I have made a breadboard-arduino with an ATMega-328PU and the standard components taking help from Building an Arduino on a Breadboard. I interfaced the CT2102 Breakout Board with this assembly:
DTR - SCK
RXI - MOSI
TXO - MISO
RTS - Pin 1 On the ATMega
Before everything else, I downloaded ans installed the CP210x Drivers from their website. Now, it does come up on the list of "Attached USB devices" in the terminal window through the command ls /dev/cu.*
and ls /dev/tty.*
To check if everything's working correctly, I issued the "Read Fuses" command which:
avrdude -P /dev/cu.SLAB_USBtoUART -b 19200 -c avrisp -p m328p -v
I hit the reset switch on the breadboard: following what hoipolloi said on Arduino Sketch upload issue – avrdude: stk500_recv(): programmer is not responding.
No luck! avrdude failed saying:
avrdude: stk500_recv(): programmer is not responding
Can anyone please help?
I tried connecting it with cu
command, it says connected. But when I try reading data off of it (fuses) with
avrdude: initialization failed.
Best Answer
Please note that there are different ways to program a bare AVR and an "Arduino":
The bare AVR does not have a booloader pre-installed. Therefore, it can only be programmed via an AVR in-circuit programmer (ISP) (hardware!).
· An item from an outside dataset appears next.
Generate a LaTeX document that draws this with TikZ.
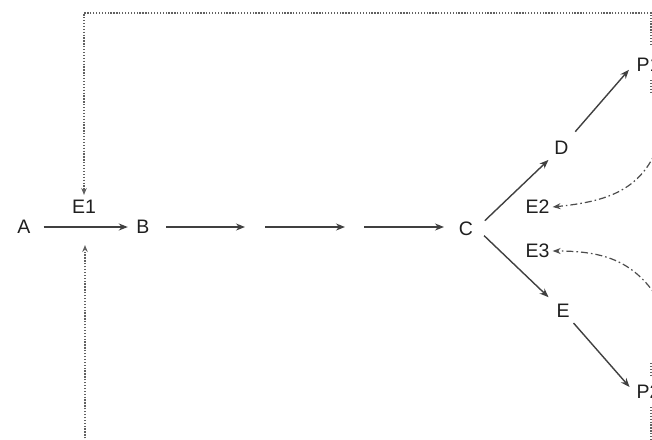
\documentclass[tikz,border=0pt]{standalone}
\usepackage{fontspec}
\setmainfont{Liberation Sans}
\usetikzlibrary{arrows.meta}
\begin{document}
\begin{tikzpicture}[x=1pt,y=-1pt,
 lbl/.style={font=\fontsize{19.5}{22}\selectfont, inner sep=3pt, text=black!88},
 flow/.style={-{Stealth[length=9pt,width=7pt]}, line width=1.4pt, draw=black!75},
 fb/.style={dash pattern=on 1.3pt off 1.6pt, line width=1.3pt, draw=black!62},
 fbarrow/.style={fb, -{Stealth[length=7pt,width=5.5pt]}},
 dashdot/.style={dash pattern=on 7pt off 3pt on 1.6pt off 3pt, line width=1.2pt, draw=black!70, -{Stealth[length=8pt,width=6pt]}}]
\useasboundingbox (0,0) rectangle (652,439);
\clip (0,0) rectangle (652,439);
% nodes
\node[lbl] (A)  at (24,227) {A};
\node[lbl] (E1) at (84,207) {E1};
\node[lbl] (B)  at (143,227) {B};
\node[lbl] (C)  at (466,228.5) {C};
\node[lbl] (D)  at (561.5,147.5) {D};
\node[lbl] (E2) at (537.5,207) {E2};
\node[lbl] (E3) at (537.5,251) {E3};
\node[lbl] (E)  at (563,311) {E};
\node[lbl, anchor=west] (P1) at (633.5,64.5) {P1};
\node[lbl, anchor=west] (P2) at (633.5,391.5) {P2};
% coordinates
\coordinate (s1) at (166,227);
\coordinate (t1) at (245,227);
\coordinate (s2) at (265,227);
\coordinate (t2) at (345,227);
\coordinate (s3) at (364,227);
\coordinate (t3) at (444,227);
\coordinate (j)  at (85,227);
\coordinate (tl) at (84,13);
\coordinate (tr) at (651,13);
\coordinate (rt) at (651,45);
\coordinate (bl) at (85,450);
\coordinate (br) at (651,450);
\coordinate (rb) at (651,407);
\coordinate (q1) at (651,80);
\coordinate (q2) at (651,92);
\coordinate (q3) at (651,363);
\coordinate (q4) at (651,375);
\coordinate (c2) at (662,135);
\coordinate (c3) at (666,312);
% main flow
\draw[flow, shorten <=10pt, shorten >=5.5pt] (A) -- (B);
\draw[flow] (s1) -- (t1);
\draw[flow] (s2) -- (t2);
\draw[flow] (s3) -- (t3);
\draw[flow, shorten <=26pt, shorten >=18pt] (C.south) -- (D.center);
\draw[flow, shorten <=21pt, shorten >=7pt] (D.center) -- (P1.west);
\draw[flow, shorten <=25pt, shorten >=20pt] (C.north) -- (E.center);
\draw[flow, shorten <=16pt, shorten >=6pt] (E.center) -- (P2.west);
% feedback dotted
\draw[fbarrow, shorten >=12pt] (rt) -- (tr) -- (tl) -- (E1.center);
\draw[fbarrow, shorten >=18pt] (rb) -- (br) -- (bl) -- (j);
\draw[fb] (q1) -- (q2);
\draw[fb] (q3) -- (q4);
% dash-dot curves
\draw[dashdot] (c2) .. controls (646,188) and (612,201) .. (E2.east);
\draw[dashdot] (c3) .. controls (640,264) and (610,251) .. (E3.east);
\end{tikzpicture}
\end{document}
This uses the RESET, MISO, MOSI, and SCK pins (see the "Bootloading" section).
avrdude
can then be used for example to upload the bootloader.Quote: "if you purchased some extra Atmega8 or Atmega168 chips from an online store they will have NOT been bootloaded with the Arduino bootloader (with the exception of Adafruit Industries). [...] You won't be able to program your chips using the USB to serial breakout board and the Arduino software [...]"
Only after the AVR has been set up with the Arduino bootloader can it be programmed via the USB-to-Serial adapter you already have. This connects to the TXD and RXD pins (and possibly also to the RESET pin).
Quote: "Connect the RX (pin 2) of your Atmega chip to the TX of the USB to serial board, and connect the TX (pin 3) of your Atmega chip to the RX of the USB to serial board."